* begin DATA SECTION *
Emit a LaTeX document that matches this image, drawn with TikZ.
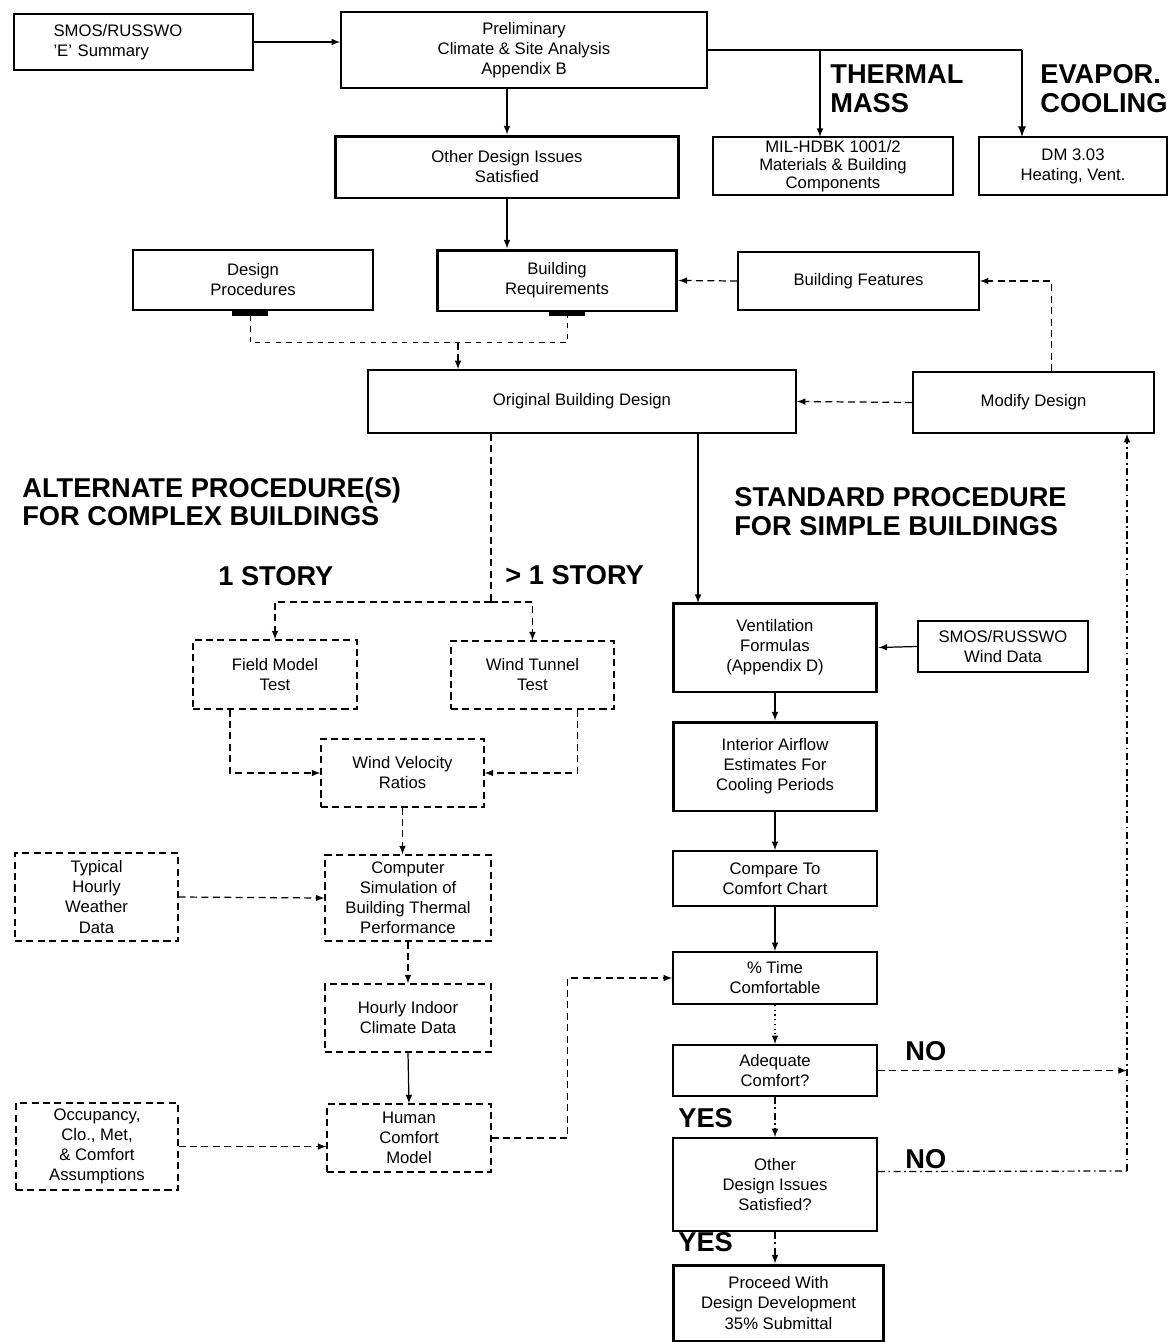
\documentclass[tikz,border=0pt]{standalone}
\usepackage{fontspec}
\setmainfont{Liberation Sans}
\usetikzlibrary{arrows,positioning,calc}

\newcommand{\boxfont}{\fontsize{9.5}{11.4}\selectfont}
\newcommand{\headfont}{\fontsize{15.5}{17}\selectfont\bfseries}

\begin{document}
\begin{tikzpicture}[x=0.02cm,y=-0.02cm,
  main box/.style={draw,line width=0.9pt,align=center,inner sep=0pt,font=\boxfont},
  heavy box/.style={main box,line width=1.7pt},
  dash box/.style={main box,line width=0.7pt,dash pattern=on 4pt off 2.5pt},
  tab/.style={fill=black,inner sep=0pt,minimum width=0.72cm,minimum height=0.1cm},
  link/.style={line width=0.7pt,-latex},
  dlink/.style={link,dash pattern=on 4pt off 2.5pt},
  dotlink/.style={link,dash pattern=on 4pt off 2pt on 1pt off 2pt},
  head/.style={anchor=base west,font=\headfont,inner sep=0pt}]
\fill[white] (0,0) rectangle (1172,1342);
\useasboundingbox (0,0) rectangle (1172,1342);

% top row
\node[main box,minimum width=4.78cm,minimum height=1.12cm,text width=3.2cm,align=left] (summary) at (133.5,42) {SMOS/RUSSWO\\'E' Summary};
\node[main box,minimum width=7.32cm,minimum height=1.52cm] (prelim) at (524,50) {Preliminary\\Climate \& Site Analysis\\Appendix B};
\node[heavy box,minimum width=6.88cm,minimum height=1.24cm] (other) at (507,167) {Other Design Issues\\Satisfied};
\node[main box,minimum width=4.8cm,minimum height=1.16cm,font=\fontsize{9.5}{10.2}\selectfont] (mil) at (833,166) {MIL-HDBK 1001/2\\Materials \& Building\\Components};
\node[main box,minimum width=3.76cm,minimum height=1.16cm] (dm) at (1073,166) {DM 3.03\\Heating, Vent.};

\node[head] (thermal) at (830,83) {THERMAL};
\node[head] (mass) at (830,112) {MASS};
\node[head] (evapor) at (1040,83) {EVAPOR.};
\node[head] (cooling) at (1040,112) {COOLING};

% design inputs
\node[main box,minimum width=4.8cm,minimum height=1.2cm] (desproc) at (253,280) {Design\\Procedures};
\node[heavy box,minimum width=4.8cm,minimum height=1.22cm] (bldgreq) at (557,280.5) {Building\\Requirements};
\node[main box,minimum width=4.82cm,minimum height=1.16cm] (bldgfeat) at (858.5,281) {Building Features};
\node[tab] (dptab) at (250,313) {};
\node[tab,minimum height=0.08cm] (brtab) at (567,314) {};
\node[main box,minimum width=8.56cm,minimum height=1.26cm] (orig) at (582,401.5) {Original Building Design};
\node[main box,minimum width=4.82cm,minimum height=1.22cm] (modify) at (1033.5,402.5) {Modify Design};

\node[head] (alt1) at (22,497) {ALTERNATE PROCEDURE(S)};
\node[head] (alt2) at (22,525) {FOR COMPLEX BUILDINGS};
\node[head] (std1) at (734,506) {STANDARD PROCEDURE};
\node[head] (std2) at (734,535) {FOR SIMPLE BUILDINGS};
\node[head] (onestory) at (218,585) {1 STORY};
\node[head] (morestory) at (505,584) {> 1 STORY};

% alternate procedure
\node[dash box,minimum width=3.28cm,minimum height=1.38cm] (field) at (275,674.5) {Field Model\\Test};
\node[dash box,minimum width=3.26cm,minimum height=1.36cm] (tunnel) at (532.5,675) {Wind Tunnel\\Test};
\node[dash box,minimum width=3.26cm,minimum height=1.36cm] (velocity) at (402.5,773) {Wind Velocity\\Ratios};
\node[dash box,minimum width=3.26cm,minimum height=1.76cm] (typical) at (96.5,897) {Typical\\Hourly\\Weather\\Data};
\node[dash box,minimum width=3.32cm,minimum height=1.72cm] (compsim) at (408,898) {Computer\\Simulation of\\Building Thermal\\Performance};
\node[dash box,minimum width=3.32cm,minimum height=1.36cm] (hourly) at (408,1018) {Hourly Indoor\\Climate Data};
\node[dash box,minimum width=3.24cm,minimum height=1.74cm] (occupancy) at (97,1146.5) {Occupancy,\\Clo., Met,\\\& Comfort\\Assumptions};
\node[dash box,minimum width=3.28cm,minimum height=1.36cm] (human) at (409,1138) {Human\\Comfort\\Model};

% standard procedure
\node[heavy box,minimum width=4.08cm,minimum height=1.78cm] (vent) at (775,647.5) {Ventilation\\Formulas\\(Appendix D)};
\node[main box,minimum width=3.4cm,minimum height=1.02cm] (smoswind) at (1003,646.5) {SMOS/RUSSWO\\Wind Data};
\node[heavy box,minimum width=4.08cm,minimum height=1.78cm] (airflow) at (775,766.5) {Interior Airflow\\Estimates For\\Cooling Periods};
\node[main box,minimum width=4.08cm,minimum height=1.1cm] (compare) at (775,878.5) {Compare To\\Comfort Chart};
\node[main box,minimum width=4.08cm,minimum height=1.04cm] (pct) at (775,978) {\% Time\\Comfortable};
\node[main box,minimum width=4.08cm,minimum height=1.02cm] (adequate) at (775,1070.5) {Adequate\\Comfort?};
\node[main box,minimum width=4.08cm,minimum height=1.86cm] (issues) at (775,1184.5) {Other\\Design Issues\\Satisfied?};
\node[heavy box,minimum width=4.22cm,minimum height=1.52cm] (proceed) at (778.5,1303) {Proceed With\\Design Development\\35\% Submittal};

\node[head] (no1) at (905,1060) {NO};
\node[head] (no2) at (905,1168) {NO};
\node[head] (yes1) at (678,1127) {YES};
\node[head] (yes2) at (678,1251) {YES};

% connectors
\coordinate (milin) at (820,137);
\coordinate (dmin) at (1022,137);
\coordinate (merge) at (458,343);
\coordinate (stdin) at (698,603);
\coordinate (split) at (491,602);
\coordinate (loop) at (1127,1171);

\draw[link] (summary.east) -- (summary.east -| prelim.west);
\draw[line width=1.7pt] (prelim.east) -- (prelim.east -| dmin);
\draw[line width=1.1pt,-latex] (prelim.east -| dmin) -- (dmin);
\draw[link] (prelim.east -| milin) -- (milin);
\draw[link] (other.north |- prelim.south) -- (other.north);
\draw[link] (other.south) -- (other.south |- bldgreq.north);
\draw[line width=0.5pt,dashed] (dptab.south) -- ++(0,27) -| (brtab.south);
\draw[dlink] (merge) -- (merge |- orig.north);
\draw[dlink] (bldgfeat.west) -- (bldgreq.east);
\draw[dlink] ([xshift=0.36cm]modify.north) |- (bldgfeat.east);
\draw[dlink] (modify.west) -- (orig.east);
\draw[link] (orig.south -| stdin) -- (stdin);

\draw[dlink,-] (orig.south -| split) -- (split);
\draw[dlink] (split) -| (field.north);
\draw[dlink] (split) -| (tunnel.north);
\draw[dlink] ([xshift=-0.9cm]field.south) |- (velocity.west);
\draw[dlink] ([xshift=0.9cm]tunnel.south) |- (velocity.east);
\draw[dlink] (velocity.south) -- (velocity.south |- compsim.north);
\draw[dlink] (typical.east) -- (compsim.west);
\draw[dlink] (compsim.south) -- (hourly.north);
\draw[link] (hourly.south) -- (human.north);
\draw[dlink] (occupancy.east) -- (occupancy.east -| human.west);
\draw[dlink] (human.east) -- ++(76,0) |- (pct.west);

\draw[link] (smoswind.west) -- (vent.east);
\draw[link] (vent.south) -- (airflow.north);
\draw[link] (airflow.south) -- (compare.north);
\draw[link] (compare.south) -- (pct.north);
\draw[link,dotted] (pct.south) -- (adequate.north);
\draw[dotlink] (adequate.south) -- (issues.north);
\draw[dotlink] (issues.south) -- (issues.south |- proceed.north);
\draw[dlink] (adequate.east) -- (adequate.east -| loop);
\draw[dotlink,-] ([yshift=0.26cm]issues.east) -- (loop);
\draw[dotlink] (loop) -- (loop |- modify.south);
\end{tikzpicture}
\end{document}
* end DATA SECTION *
* [DIRECTION]:
Repeat only what lies between the start of the data and the end of the line containing "(cooling) at (1040,112)", exactly, with pictures left out.

* [COMPLETE OUTPUT]:
Emit a LaTeX document that matches this image, drawn with TikZ.
\documentclass[tikz,border=0pt]{standalone}
\usepackage{fontspec}
\setmainfont{Liberation Sans}
\usetikzlibrary{arrows,positioning,calc}

\newcommand{\boxfont}{\fontsize{9.5}{11.4}\selectfont}
\newcommand{\headfont}{\fontsize{15.5}{17}\selectfont\bfseries}

\begin{document}
\begin{tikzpicture}[x=0.02cm,y=-0.02cm,
  main box/.style={draw,line width=0.9pt,align=center,inner sep=0pt,font=\boxfont},
  heavy box/.style={main box,line width=1.7pt},
  dash box/.style={main box,line width=0.7pt,dash pattern=on 4pt off 2.5pt},
  tab/.style={fill=black,inner sep=0pt,minimum width=0.72cm,minimum height=0.1cm},
  link/.style={line width=0.7pt,-latex},
  dlink/.style={link,dash pattern=on 4pt off 2.5pt},
  dotlink/.style={link,dash pattern=on 4pt off 2pt on 1pt off 2pt},
  head/.style={anchor=base west,font=\headfont,inner sep=0pt}]
\fill[white] (0,0) rectangle (1172,1342);
\useasboundingbox (0,0) rectangle (1172,1342);

% top row
\node[main box,minimum width=4.78cm,minimum height=1.12cm,text width=3.2cm,align=left] (summary) at (133.5,42) {SMOS/RUSSWO\\'E' Summary};
\node[main box,minimum width=7.32cm,minimum height=1.52cm] (prelim) at (524,50) {Preliminary\\Climate \& Site Analysis\\Appendix B};
\node[heavy box,minimum width=6.88cm,minimum height=1.24cm] (other) at (507,167) {Other Design Issues\\Satisfied};
\node[main box,minimum width=4.8cm,minimum height=1.16cm,font=\fontsize{9.5}{10.2}\selectfont] (mil) at (833,166) {MIL-HDBK 1001/2\\Materials \& Building\\Components};
\node[main box,minimum width=3.76cm,minimum height=1.16cm] (dm) at (1073,166) {DM 3.03\\Heating, Vent.};

\node[head] (thermal) at (830,83) {THERMAL};
\node[head] (mass) at (830,112) {MASS};
\node[head] (evapor) at (1040,83) {EVAPOR.};
\node[head] (cooling) at (1040,112) {COOLING};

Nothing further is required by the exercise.